A casa sempre il salvavita. La cassazione conferma la condanna per omicidio colposo
1 Novembre 2012 da dagata
A casa sempre il salvavita. La cassazione conferma la condanna per omicidio colposo della vittima rimasta folgorata nei confronti del proprietario dell’immobile che non l’aveva installato
Quello che tutti conosciamo come “salvavita” ossia l’interruttore differenziale che non é altro che un dispositivo di sicurezza in grado di interrompere il flusso elettrico di energia in un circuito elettrico di un impianto elettrico sia in caso di guasto verso terra (ossia di dispersione elettrica) o folgorazione fase-terra fornendo dunque protezione anche verso macroshock elettrico sia diretto che indiretto sulle persone a rischio é al centro di un’importante sentenza della Corte di Cassazione che di fatto, per Giovanni D’Agata, fondatore dello “Sportello dei Diritti” ne certifica l’assoluta indispensabilità anche in termini di conseguenze penali per i proprietari d’immobili.

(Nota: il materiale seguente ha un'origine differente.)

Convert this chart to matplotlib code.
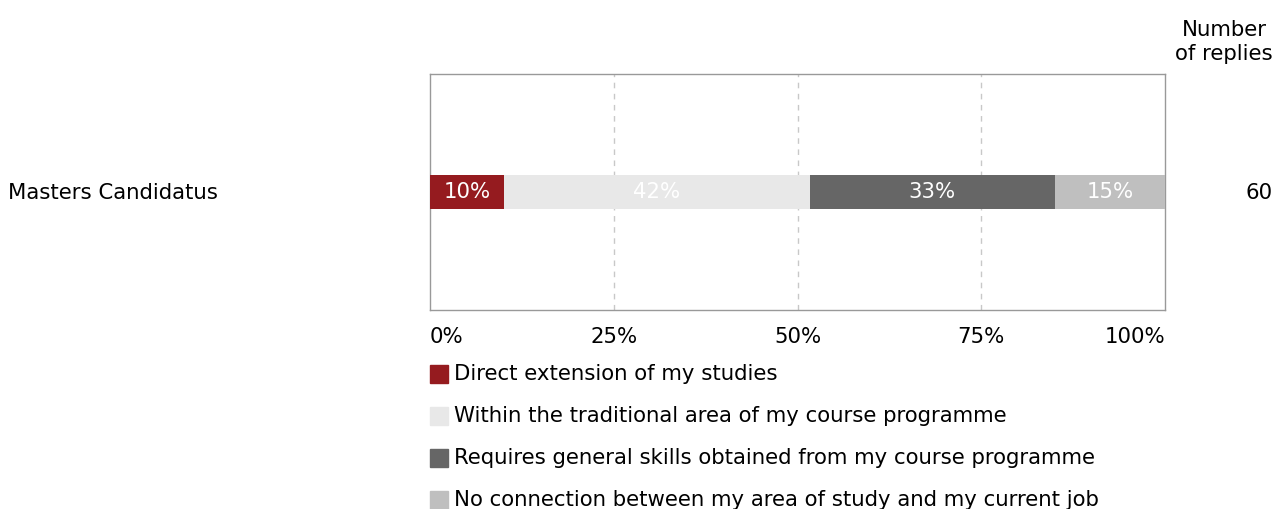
import matplotlib.pyplot as plt
from matplotlib.patches import Rectangle

# data
category = "Masters Candidatus"
n_replies = 60
labels = [
    "Direct extension of my studies",
    "Within the traditional area of my course programme",
    "Requires general skills obtained from my course programme",
    "No connection between my area of study and my current job",
]
shares = [10.0, 41.7, 33.3, 15.0]
colors = ["#951b1f", "#e8e8e8", "#666666", "#bfbfbf"]
ticks = [0, 25, 50, 75, 100]

plt.rcParams["font.family"] = "DejaVu Sans"
fs = 15.3

W, H = 1276, 509
fig = plt.figure(figsize=(W / 100, H / 100), dpi=100)
ax = fig.add_axes([430 / W, 1 - 310 / H, 735 / W, 236 / H])

left = 0
for v, c in zip(shares, colors):
    ax.barh(0, v, left=left, height=0.28, color=c, zorder=3)
    ax.text(left + v / 2, 0, f"{v:.0f}%", ha="center", va="center",
            color="white", fontsize=fs, zorder=4)
    left += v

ax.set_xlim(0, 100)
ax.set_ylim(-1, 1)
ax.set_yticks([])
ax.set_xticks(ticks)
ax.set_xticklabels([f"{t}%" for t in ticks], fontsize=fs)
ax.get_xticklabels()[0].set_ha("left")
ax.get_xticklabels()[-1].set_ha("right")
ax.tick_params(axis="x", length=0, pad=12, colors="#000000")
for t in ticks[1:-1]:
    ax.axvline(t, color="#c8c8c8", linestyle=(0, (4, 4)), linewidth=1, zorder=1)
for s in ax.spines.values():
    s.set_color("#999999")
    s.set_linewidth(1)

fig.text(8 / W, 1 - 193 / H, category, ha="left", va="center", fontsize=fs)
fig.text(1273 / W, 1 - 193 / H, str(n_replies), ha="right", va="center", fontsize=fs)
fig.text(1273 / W, 1 - 42 / H, "Number\nof replies", ha="right", va="center",
         multialignment="center", fontsize=fs, linespacing=1.2)

# legend
for i, (lab, c) in enumerate(zip(labels, colors)):
    y = 374 + 42 * i
    fig.patches.append(Rectangle((430 / W, 1 - (y + 9) / H), 18 / W, 18 / H,
                                 transform=fig.transFigure, color=c))
    fig.text(454 / W, 1 - y / H, lab, ha="left", va="center", fontsize=fs)

fig.savefig("out.png", dpi=100)
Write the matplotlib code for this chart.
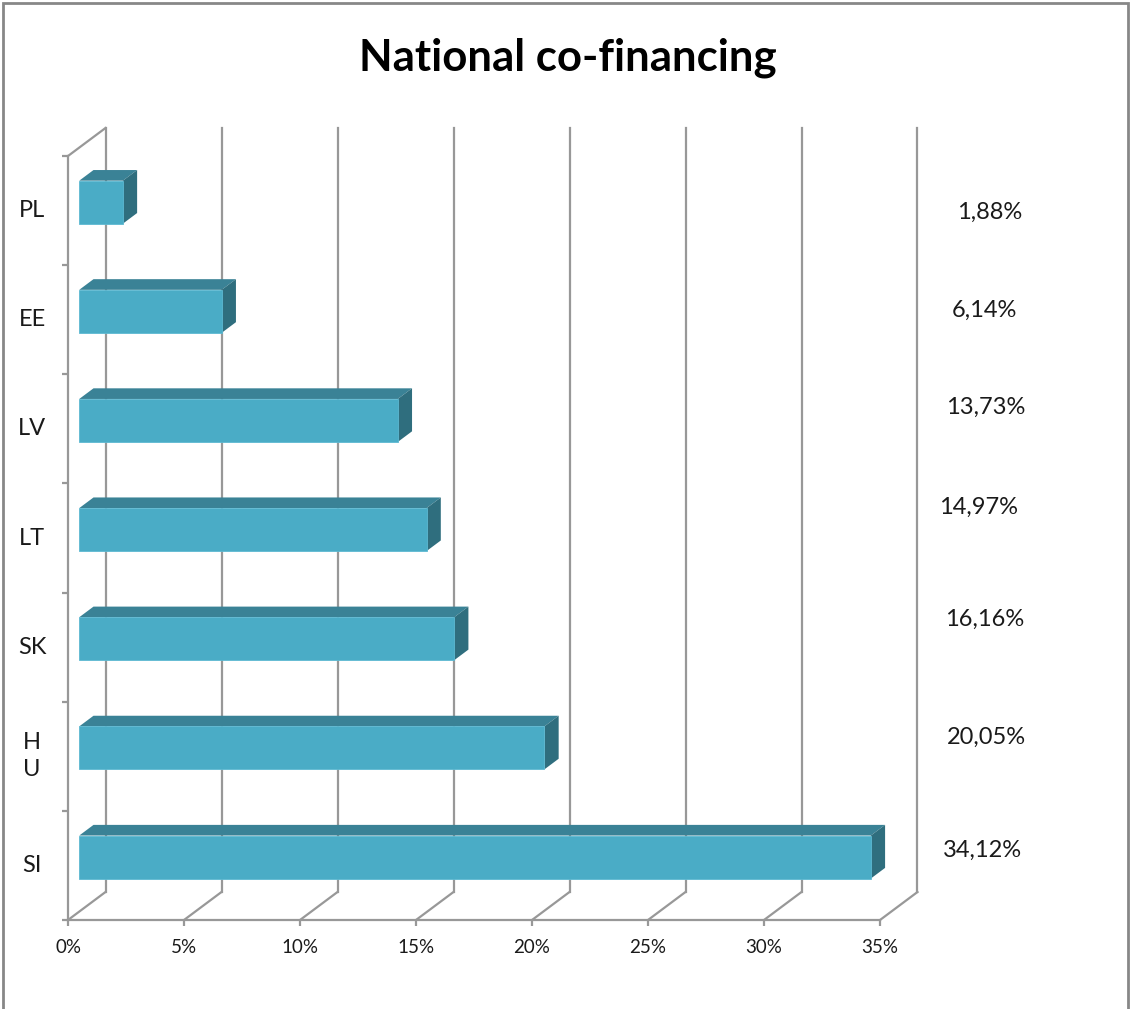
import matplotlib.pyplot as plt
from matplotlib.patches import Polygon, Rectangle

# national co-financing share by country
countries = ["PL", "EE", "LV", "LT", "SK", "H\nU", "SI"]
shares = [1.88, 6.14, 13.73, 14.97, 16.16, 20.05, 34.12]
x_ticks = [0, 5, 10, 15, 20, 25, 30, 35]

# label nudges in pixels (dx, dy), data labels sit at a fixed column
label_nudge = [(5, 2), (0, -9), (1, -22), (-6, -31), (0, -28), (2, -19), (-2, -15)]

plt.rcParams["font.family"] = ["Lato", "DejaVu Sans"]

W, H = 1130, 1009
fig = plt.figure(figsize=(W / 100, H / 100), dpi=100)
ax = fig.add_axes([68 / W, 1 - 920 / H, 812 / W, 764 / H])
ax.set_xlim(0, 35)
ax.set_ylim(len(countries) - 0.5, -0.5)

# depth of the 3d box in data units
DX = 37.5 / (812 / 35)
DY = 28 / (764 / len(countries))
grid_c = "#989898"


def proj(x, y, d):
    return (x + d * DX, y - d * DY)


y_bot = len(countries) - 0.5
y_top = -0.5

# back wall gridlines and floor diagonals
for t in x_ticks:
    p0, p1 = proj(t, y_bot, 1), proj(t, y_top, 1)
    ax.plot([p0[0], p1[0]], [p0[1], p1[1]], color=grid_c, lw=1.6, clip_on=False, zorder=1)
    f0, f1 = proj(t, y_bot, 0), proj(t, y_bot, 1)
    ax.plot([f0[0], f1[0]], [f0[1], f1[1]], color=grid_c, lw=1.6, clip_on=False, zorder=1)

# top edge of the left wall
a, b = proj(0, y_top, 0), proj(0, y_top, 1)
ax.plot([a[0], b[0]], [a[1], b[1]], color=grid_c, lw=1.6, clip_on=False, zorder=1)

# 3d bars
front_c, top_c, side_c = "#4AACC6", "#3A8296", "#2F6E7E"
d0, d1 = 0.30, 0.68
hh = 0.197
for i, v in enumerate(shares):
    yt, yb = i - hh, i + hh
    front = [proj(0, yt, d0), proj(v, yt, d0), proj(v, yb, d0), proj(0, yb, d0)]
    top = [proj(0, yt, d0), proj(v, yt, d0), proj(v, yt, d1), proj(0, yt, d1)]
    side = [proj(v, yt, d0), proj(v, yb, d0), proj(v, yb, d1), proj(v, yt, d1)]
    ax.add_patch(Polygon(top, closed=True, fc=top_c, ec="none", clip_on=False, zorder=3))
    ax.add_patch(Polygon(side, closed=True, fc=side_c, ec="none", clip_on=False, zorder=3))
    ax.add_patch(Polygon(front, closed=True, fc=front_c, ec="#5DB9D2", lw=0.6,
                         clip_on=False, zorder=4))

    # value label in the right column
    dx, dy = label_nudge[i]
    ax.annotate(f"{v:.2f}".replace(".", ",") + "%", xy=(39.5, i), xycoords="data",
                xytext=(dx * 0.72, -dy * 0.72), textcoords="offset points",
                ha="center", va="center", fontsize=17, color="#1a1a1a",
                annotation_clip=False)

    # category label
    ax.text(-1.55, i, countries[i], ha="center", va="center", fontsize=17,
            color="#1a1a1a", linespacing=1.35)

# axes frame of the front plane
for s in ["top", "right"]:
    ax.spines[s].set_visible(False)
for s in ["left", "bottom"]:
    ax.spines[s].set_color(grid_c)
    ax.spines[s].set_linewidth(1.6)
ax.set_xticks(x_ticks)
ax.set_xticklabels([f"{t}%" for t in x_ticks])
ax.set_yticks([k - 0.5 for k in range(len(countries) + 1)])
ax.set_yticklabels([])
ax.tick_params(axis="both", color=grid_c, width=1.6, length=4.5)
ax.tick_params(axis="x", labelsize=13.5, pad=9, labelcolor="#1a1a1a")
ax.patch.set_visible(False)

fig.text(568 / W, 1 - 70 / H, "National co-financing", ha="center", va="baseline",
         fontsize=31.5, fontweight="bold", color="black")

# outer chart border
fig.add_artist(Rectangle((3 / W, -0.02), 1125 / W, 1 - 3 / H + 0.02,
                         transform=fig.transFigure, fill=False, ec="#878787", lw=2))

fig.savefig("out.png", dpi=100)
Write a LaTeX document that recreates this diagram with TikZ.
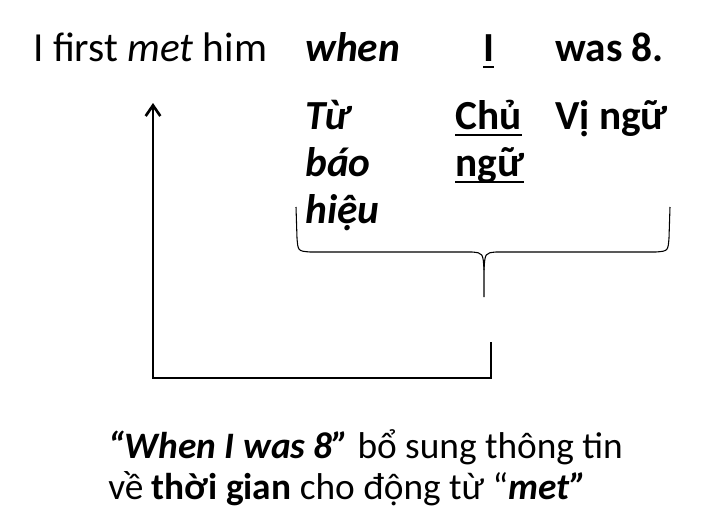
\documentclass[tikz,border=0pt]{standalone}
\usepackage{fontspec}
\setmainfont{Carlito}
\usepackage{tikz}
\usetikzlibrary{positioning, arrows.meta}

\newcommand{\ulthick}[1]{\setbox0=\hbox{#1}\rlap{\copy0}\rule[-5pt]{\wd0}{1.6pt}}

\tikzset{
  word/.style = {anchor = base west, inner sep = 0pt, font = \fontsize{31}{37}\selectfont},
  note/.style = {anchor = base west, inner sep = 0pt, font = \fontsize{28}{34}\selectfont},
  link/.style = {line width = 2pt},
  brace/.style = {line width = 0.8pt}
}

\begin{document}
\begin{tikzpicture}[x = 0.75pt, y = -0.75pt]
\useasboundingbox (0,0) rectangle (718,522);
% sentence
\node[word] (main) at (33,61) {I first {\itshape met} him};
\node[word] (when) at (305,61) {\bfseries\itshape when};
\node[word] (subj) at (483,61) {\bfseries\ulthick{I}};
\node[word] (pred) at (555,61) {\textbf{was 8.}};
% labels
\node[word] (tu1) at (305,129) {\bfseries\itshape Từ};
\node[word] (tu2) at (305,176) {\bfseries\itshape báo};
\node[word] (tu3) at (305,223) {\bfseries\itshape hiệu};
\node[word] (cn1) at (455,129) {\bfseries\ulthick{Chủ}};
\node[word] (cn2) at (455,176) {\bfseries\ulthick{ngữ}};
\node[word] (vn) at (555,129) {\textbf{Vị ngữ}};
% brace under the clause
\draw[brace] (296,207) -- (297,238) .. controls (298,251) .. (310,252)
  -- (472,252) .. controls (483,253) .. (484,270) -- (484,297);
\draw[brace] (670,207) -- (669,238) .. controls (668,251) .. (656,252)
  -- (496,252) .. controls (485,253) .. (484,270);
\coordinate (tip) at (491,342);
\coordinate (corner1) at (491,378);
\coordinate (corner2) at (153,378);
\coordinate (head) at (153,103);
\draw[link, -{Straight Barb[length=8pt, width=11pt]}] (tip) -- (corner1) -- (corner2) -- (head);
% note
\node[note] (note1) at (108,458) {{\bfseries\itshape “When I was 8”} bổ sung thông tin};
\node[note] (note2) at (108,499) {về \textbf{thời gian} cho động từ “{\bfseries\itshape met”}};
\end{tikzpicture}
\end{document}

La Suprema Corte, infatti, con la recentissima sentenza rubricata al numero 40050 del 10 ottobre 2012, ha confermato la condanna per omicidio colposo nei confronti sia della proprietaria di un appartamento, che del figlio nella sua qualità di amministratore di fatto, in conseguenza della morte dell’inquilino dell’abitazione deceduto a causa di una scossa elettrica che l’aveva folgorato per l’assenza di “salvavita” nell’immobile.
Nel caso di specie, il conduttore dell’appartamento era stato in precedenza colpito da una scarica elettrica mentre si stava facendo la doccia, ma in seguito, in quanto la dispersione elettrica non era cessata, era rimasto folgorato sulla terrazza dello stesso immobile dove erano presenti delle vasche d’acqua, poiché aveva tentato di staccare senza riuscirci l’interruttore generale.
I due imputati, condannati già entrambi dalla Corte d’Appello per omicidio colposo, anche avanti ai giudici di legittimità si erano difesi sostenendo che l’evento era dipeso dall’improvvisa, arbitraria ed illogica condotta del malcapitato che, nonostante la dispersione elettrica, invece che far intervenire un addetto specializzato, era salito sulla terrazza, alla quale, peraltro, – sempre secondo quanto sostenuto dai due – non avrebbe avuto diritto di accedere. Gli ermellini nel rigettare le motivazioni addotte dai ricorrenti ha sostenuto che “senza conoscere se l’impianto elettrico dell’abitazione fosse dotato, come la legge richiede, di interruttore differenziale, è certo che ove fosse stato regolarmente posto in essere strumento efficiente di tal fatta il tragico evento non si sarebbe dato, perché l’immediata disattivazione elettrica avrebbe impedito la folgorazione”.Inoltre, esplicitano i giudici del Palazzaccio che nessuna condotta, “estranea all’id quod plerumque accidit può attribuirsi alla vittima, la quale, percepita la scarica elettrica mentre era sotto la doccia, salì sul terrazzo, evidentemente di libero accesso (e nulla rileva che in questa sede i ricorrenti asseriscano che la vittima non avesse titolo civilistico al fine), per accertarsi della ragione della dispersione. (..) Ivi, come ha precisato la Corte d’Appello, l’uomo, senza che avesse in alcun modo armeggiato rischiosamente con i fili elettrici, venne attinto dalla mortale scarica per aver contemporaneamente toccato il tubo conduttore dell’elettricità all’autoclave e l’inferriata a potenziale elettrico zero”.